The extent of orlando materials (as of 2010-02-05):
elements: 2.4 million and growing
terms: 8.8 million and growing
raw data: 250MB; with indices 6GB this is as of july: update?

At present, the system's search and retrieval system is based on a standard relational database, indexed to allow for retrieval of material based on the parent/child structures embedded in the hierarchical tagging. The current system is inefficient in its retrieval of complex xml-based queries, resulting in measurable delays in the return of results.

Our user studies, moreover, have suggested that we would serve scholars better by moving to a ranked search algorithm approach, enabling them to filter results based on the markup rather than beginning with the markup. The goal of the search system is to be able to access the information in through information retrieval (i.e. full-text search with stemming, ranking, phrase, and the like) while retaining the ability to restrict the "text search" to specified branches of the hierarchy. We have created a very basic implementation of such a system but are experiencing scaling issues, and cannot extend the feature set due to performance problems.
We are seeking to merge an XML database engine and an information retrieval engine. There are existing XML database engines that work well with address-book like XML but not Orlando-like XML. There are existing information retrieval engines (e.g. Lucene, PostgreSQL test search) that work well but only for unstructured text. The "information retrieval" engine allows for features such as ranking, stemming (i.e. "story" and "stories" are treated as the same term). What we are trying to do is marry the two. Ultimately, we are aiming at something like this W3C candidate recommendation: XQuery and XPath Full Text 1.0 (recommendation Jan 2010). We want to integrate the XML querying and Information Retrieval functionality into one integrated, purpose-built system thereby increase both effectiveness and efficiency.
The significance of developing an effective system for combining powerful full-text searching with XML-aware searching is considerable. Such a system would be of broad interest and utility to the digitalhumanties community, which has invested greatly in text markup but for whose user communities full text searching remains crucial, as well as in the XML community more generally.

Research goals
Our shorter term goals are to 1) speed up real-time web-based queries; 2) speed up the production of batch/background indices ; 3) experiment with new modes of improving XML-sensitive searchablility of extensively tagged XML collections to produce innovative combination of ranked search and XML-aware search. In the longer term we hope to improve scalability / handle increased content and handle an increased number of concurrent users.

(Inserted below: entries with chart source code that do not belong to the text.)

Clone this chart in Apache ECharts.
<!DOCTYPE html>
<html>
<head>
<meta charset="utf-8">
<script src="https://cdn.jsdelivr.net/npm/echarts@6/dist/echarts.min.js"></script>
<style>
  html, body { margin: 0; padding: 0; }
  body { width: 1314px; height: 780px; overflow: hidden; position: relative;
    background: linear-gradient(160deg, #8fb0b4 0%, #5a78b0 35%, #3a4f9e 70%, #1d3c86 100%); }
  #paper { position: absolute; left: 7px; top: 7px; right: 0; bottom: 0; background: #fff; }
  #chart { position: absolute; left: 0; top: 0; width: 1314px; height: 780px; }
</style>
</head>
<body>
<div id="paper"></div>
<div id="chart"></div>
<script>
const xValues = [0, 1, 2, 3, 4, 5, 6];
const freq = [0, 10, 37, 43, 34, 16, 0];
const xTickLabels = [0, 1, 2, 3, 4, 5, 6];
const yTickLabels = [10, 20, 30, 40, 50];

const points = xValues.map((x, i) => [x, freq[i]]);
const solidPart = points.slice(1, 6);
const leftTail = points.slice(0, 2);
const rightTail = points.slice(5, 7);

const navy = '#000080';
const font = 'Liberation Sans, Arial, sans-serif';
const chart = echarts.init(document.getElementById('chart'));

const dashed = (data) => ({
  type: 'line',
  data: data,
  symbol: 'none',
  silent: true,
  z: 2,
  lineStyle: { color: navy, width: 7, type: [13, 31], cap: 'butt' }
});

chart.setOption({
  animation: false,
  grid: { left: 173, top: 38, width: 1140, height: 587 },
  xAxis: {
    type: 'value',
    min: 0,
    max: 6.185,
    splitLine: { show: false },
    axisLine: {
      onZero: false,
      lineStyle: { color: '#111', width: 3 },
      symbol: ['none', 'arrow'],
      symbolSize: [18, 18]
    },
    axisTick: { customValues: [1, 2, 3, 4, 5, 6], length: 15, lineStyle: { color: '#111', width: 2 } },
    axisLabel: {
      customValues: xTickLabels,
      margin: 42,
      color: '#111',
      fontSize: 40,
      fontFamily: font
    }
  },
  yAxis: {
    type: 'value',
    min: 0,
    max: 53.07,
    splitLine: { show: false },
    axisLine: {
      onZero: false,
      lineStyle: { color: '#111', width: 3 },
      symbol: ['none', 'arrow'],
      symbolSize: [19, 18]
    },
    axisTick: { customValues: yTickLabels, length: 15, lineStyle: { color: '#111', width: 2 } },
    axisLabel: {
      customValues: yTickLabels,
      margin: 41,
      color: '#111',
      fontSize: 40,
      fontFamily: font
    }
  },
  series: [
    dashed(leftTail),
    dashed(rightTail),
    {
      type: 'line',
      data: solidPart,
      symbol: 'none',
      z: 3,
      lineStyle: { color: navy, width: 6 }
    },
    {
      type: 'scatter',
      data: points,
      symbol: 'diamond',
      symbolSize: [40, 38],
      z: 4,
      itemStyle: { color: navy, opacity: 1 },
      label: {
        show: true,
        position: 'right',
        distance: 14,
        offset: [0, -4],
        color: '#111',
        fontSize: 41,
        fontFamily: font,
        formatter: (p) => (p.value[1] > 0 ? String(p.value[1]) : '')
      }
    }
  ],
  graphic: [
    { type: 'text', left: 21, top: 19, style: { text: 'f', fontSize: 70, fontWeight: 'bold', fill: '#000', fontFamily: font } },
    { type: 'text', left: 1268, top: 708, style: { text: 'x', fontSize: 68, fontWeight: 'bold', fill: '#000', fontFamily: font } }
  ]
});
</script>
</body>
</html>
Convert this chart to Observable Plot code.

How this research application could use HPC
By participating in this workshop we hope to explore the possibility of utilizing HPC for optimization via HPC-oriented algorithms, data structures, disk/memory based indices.. At the moment we are interested in exploring the following possibilities: parallel processing algorithms and data structures that would improve the efficiency and scalability of our search techniques. We would like to test the efficacy of much more extensive indices than we can currently support. We'd like to experiment with decomposing the XML content into a "x" subsets and utilise "y" machines in parallel to answer a given XML query either in real-time as in a web-based search or in a batch process that could be used to populate indices.
We are interested in techniques to measure the efficiency of searching, and more specifically to develop a method for quantifying increases/decreases in performance and scalability. We are also interested in visualisation of indices so as to better understand how efficiently the index is storing material.
We are not sure about our needs or what is available, but would hope to clarify this in advance of the research through consultation with Westgrid advisors. We would like to be able to draw on Westgrid personnel with experience of parallel and distributed processing and data structuring. We will require storage for indexing but it is likely to be relatively modest by Westgrid standards, although indexing of the most likely search permutations, if we were to go that route, could add up. The databases that support our current search system are 6GB; databases that store graph data structures extrapolated from our data for a different, experimental search system that uses a modified breadth first search algorithm are currently 8 GB. Although our storage needs cannot yet be determined, they are unlikely to exceed 2 TB.

Team members
Jeffery Antoniuk (University of Alberta) is a systems analyst / programmer involved with the Orlando Project and also with ARC (Arts Resource Centre). He holds an MSc in Computing Science from the University of Alberta and a BSc from Brandon University. As a student at the University of Alberta, Jeff was a member of the Database System Research Group, and his interests include information retrieval and data-mining (knowledge discovery in data). He will contribute to the workshop his expertise in the Orlando markup system, technical expertise with the Orlando Delivery System including the current design of the searching and indexing mechanisms, and programming experience.

Susan Brown (University of Alberta and University of Guelph) is the director of the Orlando Project and the leader of the interdisciplinary team that will produce the Canadian Writing Research Collaboratory. The ongoing interdisciplinary collaborative Orlando Project pioneers new applications of semantic markup to support digital literary history. The Canadian Writing Research Collaboratory is a CFI-funded virtual research environment designed to support scholarship on Canadian writing, to provide open access to a rich collection of resources on Canadian writing, and to foster the use of digital tools by literary scholars. She will contribute to the workshop her expertise in the Orlando markup system and its relation to scholarly inquiry in literary studies, and understanding of the desiderata for searching and indexing that has emerged from recent user studies on the Orlando textbase.

Denilson Barbosa, PhD 2005 (Toronto), is an Assistant Professor and Ingenuity New Faculty at the Department of Computing Science (Alberta). His interests are in the management of Web Data, particularly XML, and in Computational Social Network Analysis.